Some are flipping the trend and making their own live-action versions. Instagram user @shlatfish_ acts them out wearing fuzzy fruit costumes, while user @lasting.lemons did a voiceover video, drawing faces on fruits with sharpies.
Even major brands have gotten in on the action. Walmart Canada posted a banana on a pile of apples in the produce section last week with the caption, “Just spotted Bananito with Applelina. Poor Strawberrina.”
‘Funny because it’s bad’
There has been plenty of backlash.
When pop star Zara Larsson posted about about fruit slop to her nine million TikTok followers last week, with the caption “Sorry I can’t hang out today, I gotta see what’s happening with choclatina and strawberto,” some fans were upset with her for, in their view, promoting generative AI. Her video appears to have been taken down.
Some users have posted their human takes on the drama, sometimes with an undercurrent of guilt for the impact on the environment that AI data centres have.
Adam Aleksic, a New York-based linguist and content creator who studies AI slop, says people shouldn’t necessarily feel bad for enjoying the pulpy drama.
In contrast to AI clips that try to trick people by seeming real, he says people watching fruit slop understand the videos’ artificial quality and campiness.
“It’s funny because it’s bad,” he said.
“Yes, there is an innate, like, drama to it that does captivate people, but we are all aware on the meta level that this is just shitty content, and that extra added awareness is part of how you look at these videos.”
WATCH | Microdramas becoming big business:
Got sucked into a vertical microdrama? You are not alone
Microdramas — outlandish stories served up in one- to two-minute chunks in a vertical aspect ratio — are delivering melodramatic content straight to peoples’ social feeds, and they’re proving to be big business.
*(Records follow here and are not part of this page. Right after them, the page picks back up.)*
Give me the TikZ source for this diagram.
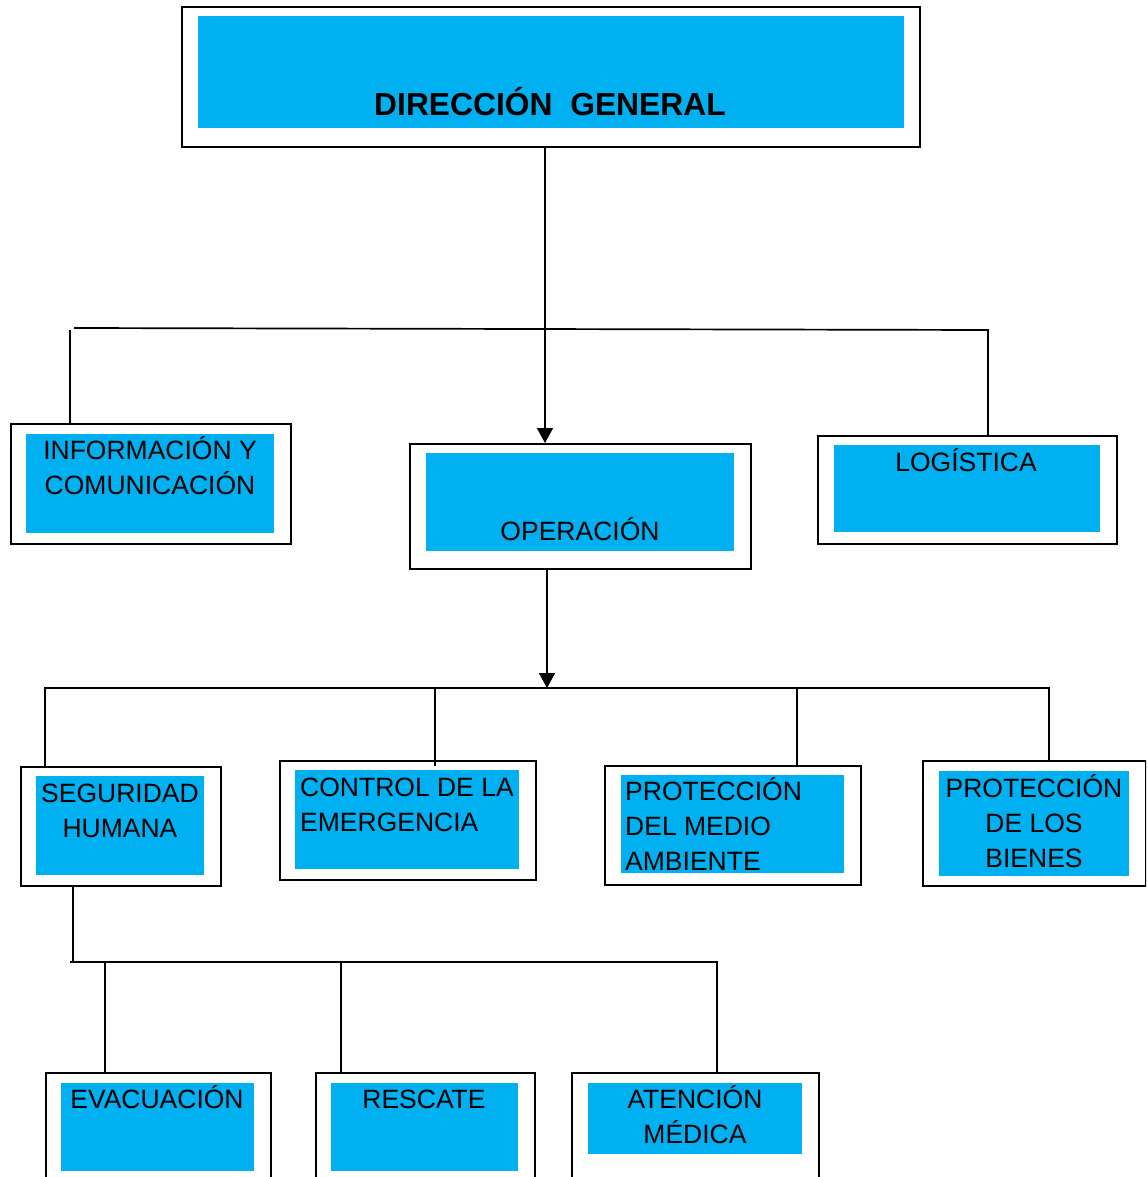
\documentclass[tikz,border=0pt]{standalone}
\usepackage{fontspec}
\setmainfont{Liberation Sans}
\usetikzlibrary{arrows.meta,calc}
\definecolor{boxblue}{HTML}{00B0F0}
\begin{document}
\begin{tikzpicture}[x=1pt,y=-1pt,
  outer/.style={draw=black,line width=1.7pt,fill=white,inner sep=0pt,anchor=north west},
  inner/.style={fill=boxblue,draw=none,inner sep=0pt,anchor=north west},
  lbl/.style={font=\fontsize{26.5}{35}\selectfont,anchor=base,inner sep=0pt,align=center},
  lbll/.style={font=\fontsize{26.5}{35}\selectfont,anchor=base west,inner sep=0pt,align=left},
  conn/.style={line width=1.7pt},
  arr/.style={conn,-{Triangle[length=15pt,width=16pt]}}]
\useasboundingbox (0,0) rectangle (1146,1177);
\clip (0,0) rectangle (1146,1177);
\fill[white] (0,0) rectangle (1146,1177);

% boxes (multi-line labels are placed at the baseline of their last line)
\node[outer,minimum width=738pt,minimum height=140pt] (dg) at (181,6) {};
\node[inner,minimum width=706pt,minimum height=112pt] (dgi) at (198,16) {};
\node[font=\fontsize{31.8}{36}\selectfont\bfseries,anchor=base,inner sep=0pt] (dgt) at (550,116) {DIRECCIÓN\ \ GENERAL};

\node[outer,minimum width=280pt,minimum height=120pt] (info) at (10,423) {};
\node[inner,minimum width=248pt,minimum height=99pt] (infoi) at (26,434) {};
\node[lbl] (infot) at (150,494) {INFORMACIÓN Y\\COMUNICACIÓN};

\node[outer,minimum width=341pt,minimum height=125pt] (op) at (409,443) {};
\node[inner,minimum width=308pt,minimum height=98pt] (opi) at (426,453) {};
\node[lbl] (opt) at (580,540) {OPERACIÓN};

\node[outer,minimum width=299pt,minimum height=108pt] (log) at (817,435) {};
\node[inner,minimum width=266pt,minimum height=87pt] (logi) at (834,445) {};
\node[lbl] (logt) at (966,471) {LOGÍSTICA};

\node[outer,minimum width=200pt,minimum height=119pt] (seg) at (20,766) {};
\node[inner,minimum width=168pt,minimum height=99pt] (segi) at (36,776) {};
\node[lbl] (segt) at (120,837) {SEGURIDAD\\HUMANA};

\node[outer,minimum width=256pt,minimum height=119pt] (ctl) at (279,760) {};
\node[inner,minimum width=224pt,minimum height=99pt] (ctli) at (295,770) {};
\node[lbll] (ctlt) at (300,831) {CONTROL DE LA\\EMERGENCIA};

\node[outer,minimum width=256pt,minimum height=119pt] (pma) at (604,765) {};
\node[inner,minimum width=223pt,minimum height=98pt] (pmai) at (621,775) {};
\node[lbll] (pmat) at (625,870) {PROTECCIÓN\\DEL MEDIO\\AMBIENTE};

\node[outer,minimum width=223pt,minimum height=125pt] (pbi) at (922,760) {};
\node[inner,minimum width=190pt,minimum height=105pt] (pbii) at (939,771) {};
\node[lbl] (pbit) at (1034,867) {PROTECCIÓN\\DE LOS\\BIENES};

\node[outer,minimum width=225pt,minimum height=150pt] (eva) at (45,1072) {};
\node[inner,minimum width=193pt,minimum height=88pt] (evai) at (61,1083) {};
\node[lbl] (evat) at (157,1108) {EVACUACIÓN};

\node[outer,minimum width=219pt,minimum height=150pt] (res) at (315,1072) {};
\node[inner,minimum width=187pt,minimum height=88pt] (resi) at (331,1083) {};
\node[lbl] (rest) at (424,1108) {RESCATE};

\node[outer,minimum width=247pt,minimum height=150pt] (ate) at (571,1072) {};
\node[inner,minimum width=214pt,minimum height=71pt] (atei) at (588,1083) {};
\node[lbl] (atet) at (695,1143) {ATENCIÓN\\MÉDICA};

% connector coordinates
\coordinate (hub1) at (545,328);
\coordinate (h1l) at (74,328);
\coordinate (h1r) at (988,330);
\coordinate (h1lv) at (70,330);
\coordinate (hub2) at (547,688);
\coordinate (h2l) at (45,688);
\coordinate (h2r) at (1049,688);
\coordinate (c2) at (435,688);
\coordinate (c3) at (797,688);
\coordinate (hub3) at (73,962);
\coordinate (h3l) at (70,962);
\coordinate (h3r) at (717,962);
\coordinate (d1) at (105,962);
\coordinate (d2) at (341,962);

% connectors
\draw[arr] (dg.south -| hub1) -- (hub1 |- op.north);
\draw[conn] (h1l) -- (h1r) -- (h1r |- log.north);
\draw[conn] (h1lv) -- (h1lv |- info.north);

\draw[arr] (op.south -| hub2) -- (hub2);
\draw[conn] (h2l |- seg.north) -- (h2l) -- (h2r) -- (h2r |- pbi.north);
\draw[conn] (c2) -- ($(c2 |- ctl.north)+(0,6)$);
\draw[conn] (c3) -- (c3 |- pma.north);

\draw[conn] (seg.south -| hub3) -- (hub3);
\draw[conn] (h3l) -- (h3r) -- (h3r |- ate.north);
\draw[conn] (d1) -- (d1 |- eva.north);
\draw[conn] (d2) -- (d2 |- res.north);
\end{tikzpicture}
\end{document}
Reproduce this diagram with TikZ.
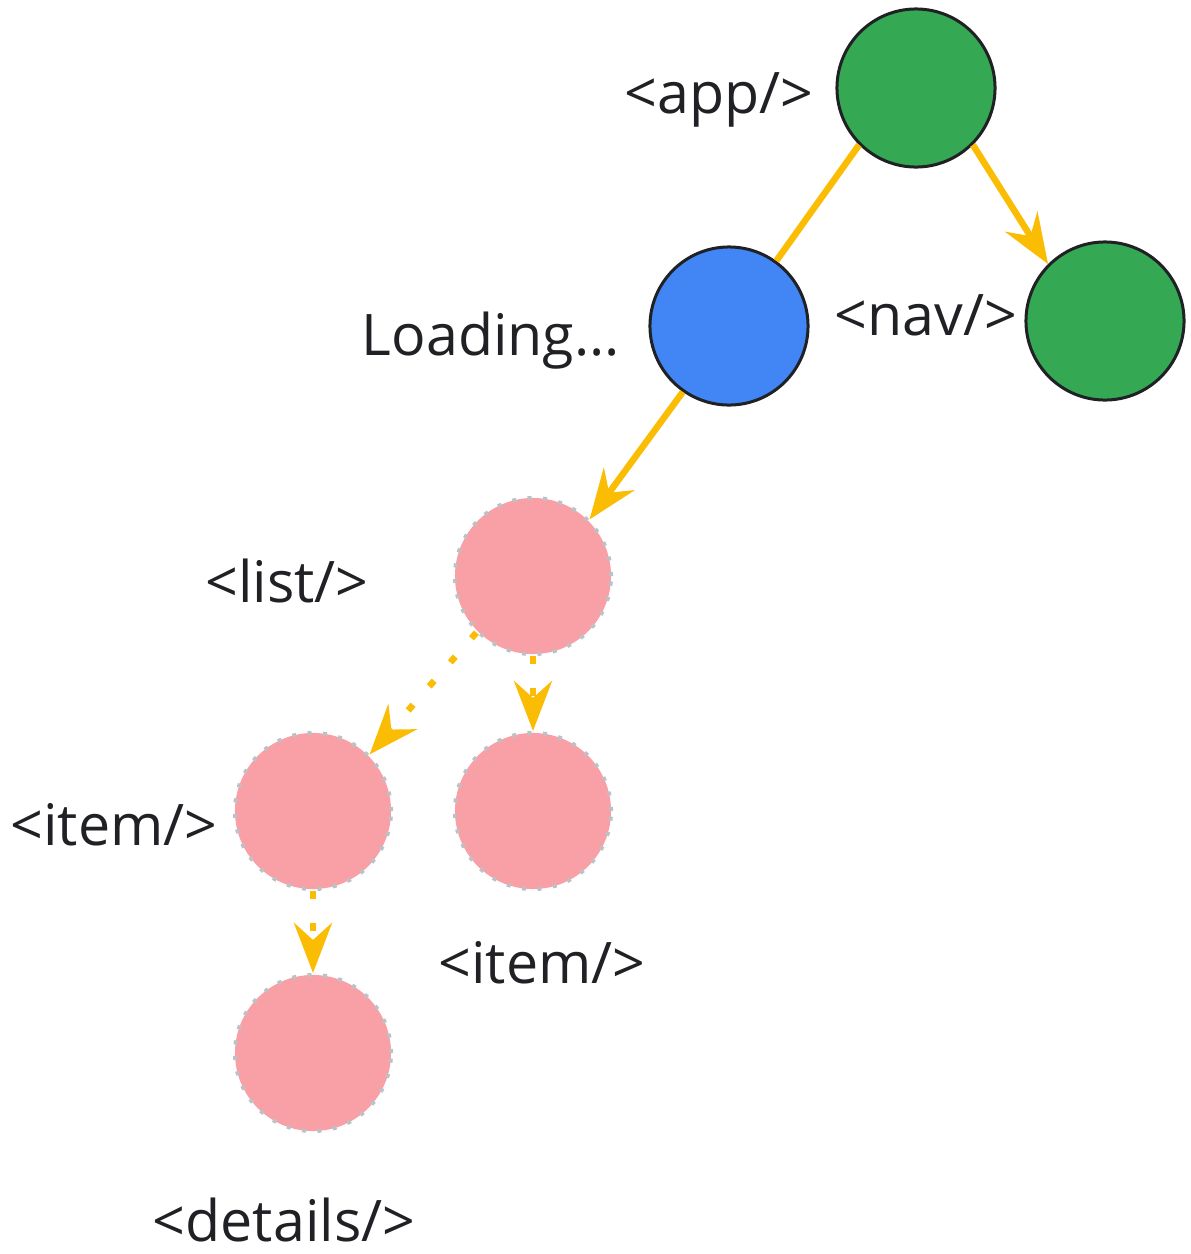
\documentclass[tikz,border=0pt]{standalone}
\usepackage{fontspec}
\setmainfont{Open Sans}
\usetikzlibrary{arrows.meta, positioning}
\definecolor{appgreen}{HTML}{34A853}
\definecolor{loadblue}{HTML}{4285F4}
\definecolor{lazypink}{HTML}{F8A0A6}
\definecolor{dotgray}{HTML}{BDC1C6}
\definecolor{linkyellow}{HTML}{FBBC04}
\definecolor{inkdark}{HTML}{202124}

\begin{document}
\begin{tikzpicture}[x=0.01cm, y=-0.01cm,
    comp/.style={circle, draw=inkdark, line width=0.03cm, minimum size=1.58cm, inner sep=0pt},
    lazy/.style={circle, fill=lazypink, draw=dotgray, line width=0.04cm,
        dash pattern=on 0.04cm off 0.115cm, minimum size=1.56cm, inner sep=0pt},
    tag/.style={anchor=base, text=inkdark, inner sep=0pt, font=\fontsize{16.3}{20}\selectfont},
    link/.style={draw=linkyellow, line width=0.065cm},
    headed/.style={-{Stealth[length=0.5cm, width=0.38cm, inset=0.17cm]}},
    lazylink/.style={link, headed, dash pattern=on 0.075cm off 0.245cm}
]
    \useasboundingbox (0,0) rectangle (1191,1254);

    % components
    \node[comp, fill=appgreen] (app) at (916,88) {};
    \node[comp, fill=loadblue] (load) at (729,326) {};
    \node[comp, fill=appgreen] (nav) at (1105,321) {};
    \node[lazy] (list) at (533,576) {};
    \node[lazy] (item1) at (313,811) {};
    \node[lazy] (item2) at (533,811) {};
    \node[lazy] (details) at (313,1053) {};

    % labels
    \node[tag] (applbl) at (719,113) {<app/>};
    \node[tag] (loadlbl) at (491,355) {Loading...};
    \node[tag] (navlbl) at (926,335) {<nav/>};
    \node[tag] (listlbl) at (287,602) {<list/>};
    \node[tag] (item1lbl) at (114,845) {<item/>};
    \node[tag] (item2lbl) at (542,983) {<item/>};
    \node[tag] (detailslbl) at (284,1241) {<details/>};

    \path
    (app.-135) edge [link] (load.54)
    (app.-45) edge [link, headed] (nav.135)
    (load.-125) edge [link, headed] (list.45)
    (list.-135) edge [lazylink] (item1.45)
    (list.south) edge [lazylink] (item2.north)
    (item1.south) edge [lazylink] (details.north)
    ;
\end{tikzpicture}
\end{document}
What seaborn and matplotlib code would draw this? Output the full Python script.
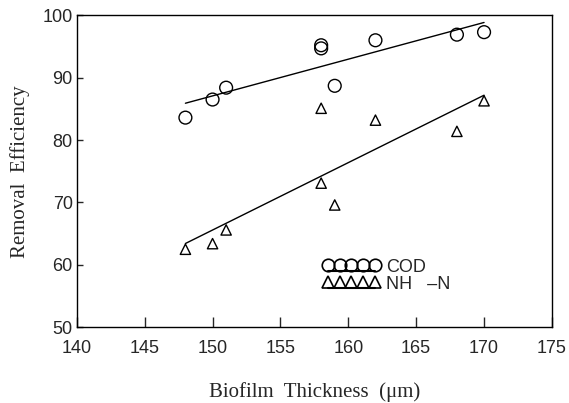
import numpy as np
import pandas as pd
import matplotlib
matplotlib.use("Agg")
import matplotlib.pyplot as plt
import seaborn as sns
from matplotlib.legend_handler import HandlerLine2DCompound
from matplotlib.lines import Line2D

# Data
thickness = [148, 150, 151, 158, 158, 159, 162, 168, 170]
cod = [83.6, 86.5, 88.4, 95.2, 94.7, 88.7, 96.0, 96.9, 97.3]
nh4n = [62.5, 63.4, 65.6, 85.1, 73.1, 69.6, 83.2, 81.4, 86.3]
series_labels = ["COD", "NH   \u2013N"]
x_ticks = [140, 145, 150, 155, 160, 165, 170, 175]
y_ticks = [50, 60, 70, 80, 90, 100]

df = pd.DataFrame({"thickness": thickness, "cod": cod, "nh": nh4n})

sns.set_style("ticks")
plt.rcParams["font.family"] = ["Liberation Sans", "DejaVu Sans"]

fig = plt.figure(figsize=(5.69, 4.03), dpi=100)
ax = fig.add_axes([0.135, 0.188, 0.835, 0.774])

# scatter points
sns.scatterplot(data=df, x="thickness", y="cod", marker="o", s=85,
                facecolors="none", edgecolor="black", linewidth=1.0, ax=ax)
sns.scatterplot(data=df, x="thickness", y="nh", marker="^", s=55,
                facecolors="none", edgecolor="black", linewidth=1.0, ax=ax)
# regression lines
sns.regplot(data=df, x="thickness", y="cod", scatter=False, ci=None,
            truncate=True, color="black", line_kws={"linewidth": 1.0}, ax=ax)
sns.regplot(data=df, x="thickness", y="nh", scatter=False, ci=None,
            truncate=True, color="black", line_kws={"linewidth": 1.0}, ax=ax)

ax.set_xlim(140, 175)
ax.set_ylim(50, 100)
ax.set_xticks(x_ticks)
ax.set_yticks(y_ticks)
ax.tick_params(axis="x", direction="in", length=7, width=1, labelsize=13, pad=9)
ax.tick_params(axis="y", direction="in", length=4, width=1, labelsize=13, pad=3)
for s in ax.spines.values():
    s.set_visible(True)
    s.set_linewidth(1.0)
    s.set_color("black")

ax.set_xlabel("Biofilm  Thickness  (\u03bcm)", family=["Liberation Serif", "DejaVu Serif"],
              fontsize=15, labelpad=18)
ax.set_ylabel("Removal  Efficiency", family=["Liberation Serif", "DejaVu Serif"],
              fontsize=15, labelpad=9)


class MarkRowHandler(HandlerLine2DCompound):
    def create_artists(self, legend, orig_handle, xdescent, ydescent,
                       width, height, fontsize, trans):
        arts = super().create_artists(legend, orig_handle, xdescent, ydescent,
                                      width, height, fontsize, trans)
        line = arts[0]
        line.set_ydata(np.asarray(line.get_ydata()) - 0.42 * height)
        return arts


h1 = Line2D([], [], color="black", marker="o", markersize=9, markerfacecolor="none",
            markeredgecolor="black", markeredgewidth=1.2, linewidth=1.5)
h2 = Line2D([], [], color="black", marker="^", markersize=8, markerfacecolor="none",
            markeredgecolor="black", markeredgewidth=1.2, linewidth=1.5)
ax.legend([h1, h2], series_labels, loc="upper left", bbox_to_anchor=(0.502, 0.243),
          frameon=False, numpoints=5, handlelength=3.2, handletextpad=0.3,
          labelspacing=0.0, borderaxespad=0, fontsize=13,
          handler_map={Line2D: MarkRowHandler()})

fig.savefig("out.png", dpi=100)
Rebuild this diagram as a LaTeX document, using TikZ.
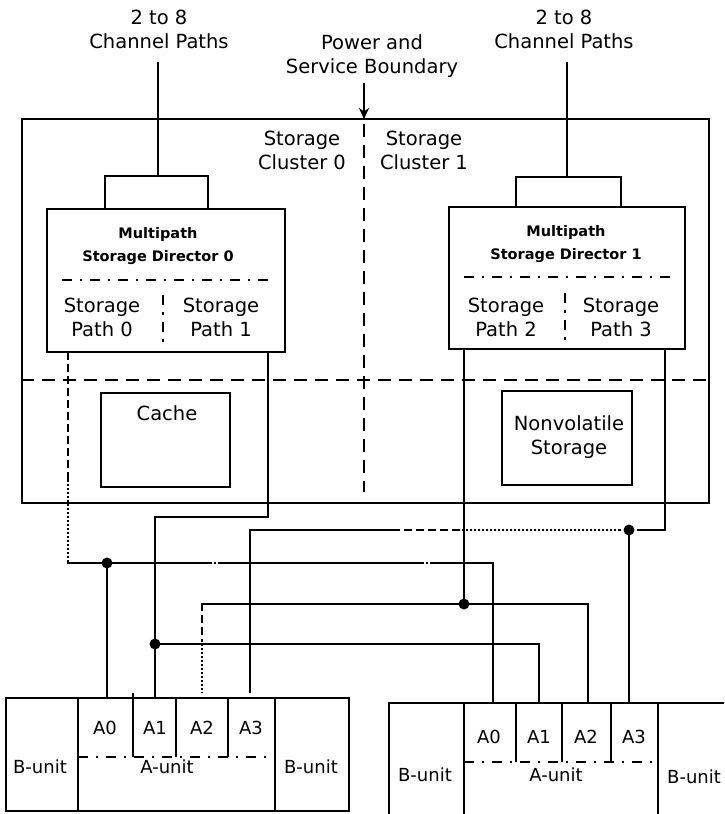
\documentclass[tikz,border=0pt]{standalone}
\usepackage{fontspec}
\setmainfont{DejaVu Sans}
\usetikzlibrary{arrows.meta}
\begin{document}
\begin{tikzpicture}[x=1pt,y=-1pt,line width=2.4pt,
  box/.style={draw,line width=2.4pt,inner sep=0pt,rectangle},
  lbl/.style={font=\fontsize{19.5}{24}\selectfont,align=center,inner sep=0pt},
  ulbl/.style={font=\fontsize{18}{20}\selectfont,inner sep=0pt},
  ttl/.style={font=\bfseries\fontsize{14.5}{23}\selectfont,align=center,inner sep=0pt},
  dotw/.style={line width=2.4pt,dash pattern=on 2pt off 2pt},
  dashw/.style={line width=2.4pt,dash pattern=on 8pt off 4pt},
  bnd/.style={line width=2.4pt,dash pattern=on 13pt off 8pt},
  dd/.style={line width=2.4pt,dash pattern=on 10pt off 8pt on 2pt off 8pt},
  sepw/.style={line width=2.4pt,dash pattern=on 10pt off 7pt on 3pt off 7pt},
  jdot/.style={circle,fill,inner sep=0pt,minimum size=11pt}]
\useasboundingbox (0,0) rectangle (724,814);
\clip (0,0) rectangle (724,814);

% main boxes
\node[box,minimum width=687pt,minimum height=384pt] (outer) at (365.5,311) {};
\node[box,minimum width=238pt,minimum height=143pt] (dir0) at (166,280.5) {};
\node[box,minimum width=236pt,minimum height=142pt] (dir1) at (567,278) {};
\node[box,minimum width=129pt,minimum height=94pt] (cache) at (165.5,440) {};
\node[box,minimum width=130pt,minimum height=94pt] (nvs) at (567,438) {};
\node[box,minimum width=343pt,minimum height=113pt] (unitL) at (177.5,754.5) {};
\node[box,minimum width=371pt,minimum height=127pt] (unitR) at (574.5,766.5) {};

% texts
\node[lbl] (ch0) at (159,29) {2 to 8\\Channel Paths};
\node[lbl] (ch1) at (564,29) {2 to 8\\Channel Paths};
\node[lbl] (pwr) at (372,56) {Power and\\Service Boundary};
\node[lbl] (sc0) at (302,150) {Storage\\Cluster 0};
\node[lbl] (sc1) at (424,150) {Storage\\Cluster 1};
\node[ttl] (md0) at (158,246) {Multipath\\Storage Director 0};
\node[ttl] (md1) at (566,244) {Multipath\\Storage Director 1};
\node[lbl] (sp0) at (102,317) {Storage\\Path 0};
\node[lbl] (sp1) at (221,317) {Storage\\Path 1};
\node[lbl] (sp2) at (506,317) {Storage\\Path 2};
\node[lbl] (sp3) at (621,317) {Storage\\Path 3};
\node[lbl] (cachet) at (167,413) {Cache};
\node[lbl] (nvst) at (569,437) {Nonvolatile\\Storage};

% channel paths and brackets
\coordinate (b0) at (158,176);
\coordinate (b1) at (567,177);
\draw (158,62) -- (b0);
\draw (105,209) |- (b0) -| (208,209);
\draw (567,62) -- (b1);
\draw (516,207) |- (b1) -| (621,207);

% power / service boundary
\draw[-{Stealth[length=11pt,width=10pt]}] (364,83) -- (364,119);
\draw[bnd] (364,124) -- (364,492);
\draw[bnd] (outer.west |- 0,380) -- (outer.east |- 0,380);

% director internals
\draw[dd] (62,280) -- (275,280);
\draw[dd] (464,277) -- (676,277);
\draw[sepw] (163,295) -- (163,345);
\draw[sepw] (565,293) -- (565,343);

% junctions
\coordinate (j0) at (107,563);
\coordinate (j1) at (155,644);
\coordinate (j2) at (464,604);
\coordinate (j3) at (629,530);

% path 0
\draw[dashw] (68,352) -- (68,480);
\draw[dotw] (68,480) -- (68,563);
\draw (67,563) -- (210,563);
\draw[dotw] (210,563) -- (220,563);
\draw (220,563) -- (422,563);
\draw[dotw] (422,563) -- (432,563);
\draw (432,563) -| (493,702);
\draw (j0) -- (107,698);
% path 1
\draw (268,352) |- (155,517) -- (155,698);
\draw (j1) -| (539,702);
% path 2
\draw (464,349) -- (j2);
\draw (202,604) -- (588,604) -- (588,702);
\draw[dashw] (202,603) -- (202,640);
\draw[dotw] (202,640) -- (202,693);
% path 3
\draw (665,349) -- (665,530) -- (645,530);
\draw[dashw] (645,530) -- (620,530);
\draw[dotw] (620,530) -- (460,530);
\draw[dashw] (460,530) -- (395,530);
\draw (395,530) -- (250,530) -- (250,693);
\draw (j3) -- (629,702);

\node[jdot] at (j0) {};
\node[jdot] at (j1) {};
\node[jdot] at (j2) {};
\node[jdot] at (j3) {};

% left unit internals
\draw (78,698) -- (78,811);
\draw (275,698) -- (275,811);
\draw (133,693) -- (133,757);
\draw (176,698) -- (176,757);
\draw (228,698) -- (228,757);
\draw[dd] (78,757) -- (275,757);
\node[ulbl] (lb1) at (40,767) {B-unit};
\node[ulbl] (la) at (167,767) {A-unit};
\node[ulbl] (lb2) at (311,767) {B-unit};
\node[ulbl] (la0) at (105,728) {A0};
\node[ulbl] (la1) at (155,728) {A1};
\node[ulbl] (la2) at (202,728) {A2};
\node[ulbl] (la3) at (251,728) {A3};

% right unit internals
\draw (464,703) -- (464,830);
\draw (658,703) -- (658,830);
\draw (516,703) -- (516,762);
\draw (562,703) -- (562,762);
\draw (611,703) -- (611,762);
\draw[dd] (464,762) -- (658,762);
\node[ulbl] (rb1) at (425,775) {B-unit};
\node[ulbl] (ra) at (556,775) {A-unit};
\node[ulbl,anchor=west] (rb2) at (666,777) {B-unit};
\node[ulbl] (ra0) at (489,737) {A0};
\node[ulbl] (ra1) at (539,737) {A1};
\node[ulbl] (ra2) at (586,737) {A2};
\node[ulbl] (ra3) at (634,737) {A3};
\end{tikzpicture}
\end{document}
Aleksic says people have been “watching slop forever,” from pulp magazines to soap operas to reality TV, and that people are drawn to classic storylines of love and cheating even when the “human element” is removed.
He says it’s important to place fruit slop in context with its predecessors, like “orange cat” videos that follow the absurd adventures of domestic AI cats, or the “Italian brainrot” trend that featured characters like Ballerina Cappuccina, who had a full coffee cup for a head.
‘They just need your attention’
But there is a dark side to the slop, Aleksic says.
He says AI slop creators he’s talked to tend to focus solely on finding the right formulas to go viral, even if that veers into rage bait — which can be especially problematic when the creators are anonymous.
“They’re trying to do something quickly that gets views. They don’t have a strong moral code,” he said.
Noting homophobic content in one of the fruit Love Island episodes, he says these AI trends tend to degrade before they disappear, as creators try to hang on by making increasingly extreme and offensive content to keep the paycheques coming.
Anatoliy Gruzd, a professor and co-director of Toronto Metropolitan University’s Social Media Lab, worries that AI slop trends are also “polluting” people’s social media feeds, leaving less space for content that might be educational or otherwise useful.
But, he notes, even the haters are driving engagement for the slop purveyors.
“They need for you to hit that ‘like’ button, for you to comment on it, to either try to discredit or try to say how cool it is,” he said, of the creators of fruit slop.
“It doesn’t matter. They just need your attention.”